Старчество, которое сохранилось и поныне на Афонской горе и в других православных обителях, издревле существовало в монастырях Восточной Церкви. Причем нужно сразу сказать, что оно не вводилось сверху, церковной властью. Появилось оно уже в первых обителях и произрастало на благодатной почве древнейших монастырей Востока. Старчество, порожденное древнехристианским аскетически–мистическим умонастроением, стало основой монастырской дисциплины и духовного окормления будущих иноков.

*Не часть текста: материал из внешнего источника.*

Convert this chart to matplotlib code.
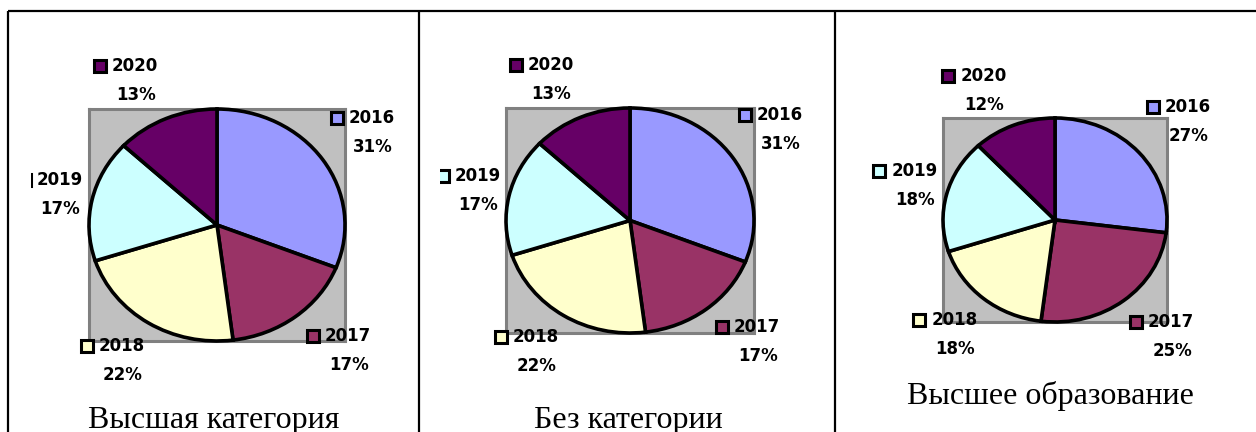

Из источников, рассказывающих об аскетических подвигах древнеегипетских отцов, видно, что старчество процветало там уже в эпоху прп. Антония Великого († 356) и было основным средством духовного взращивания новоначальных иноков. По своей сути старчество, о котором повествуют древние памятники, составленные в форме житий святых отцов–пустынников, было не только средством укрепления внешней монастырской дисциплины; оно служило также тому, чтобы раскрывать юному подвижнику, ищущему христианского совершенства, внутренний смысл этого совершенства по учению Христа, чтобы укоренять его в духе этого учения. Исторически значение старчества росло одновременно с ростом значения духовника в православных обителях. Духовно опытный пожилой монах, который в древнейших аскетических сочинениях, например, в египетском патерике «Изречения египетских отцов» памятнике 2–й половины V в., или в другом патерике — «Verba seniorum» [«Изречения отцов»], именовался patѕr pneumatikТj или pater spiritualis (духовным отцом), не был священником или духовником в точном смысле слова [1246]. Большей частью это был не священник, а инок, который по благословению или с разрешения игумена занимался духовным окормлением юных новоначальных послушников и объяснял им смысл подвижнического жития в монастыре. В маленьких обителях обыкновенно духовным отцом был сам игумен [1247]. Такой духовный отец, которого мы будем называть старцем, ибо это славянское и русское слово вполне соответствует тому, чем был для своих духовных чад pater spiritualis, избирался самими послушниками, что с самого начала считалось их правом, понятным с религиозно–пастырской точки зрения [1248]. Как правило, старцы были одновременно и духовниками своих послушников в нынешнем понимании слова «духовник», но часто у послушников, кроме старца, был еще и особый духовник — духовник всей обители, который, однако, в этом случае не оказывал особенно большого влияния на духовный рост новоначальных иноков, да он и не стремился к этому, чтобы не мешать старцу в духовном окормлении и не затруднять послушника на его иноческом пути.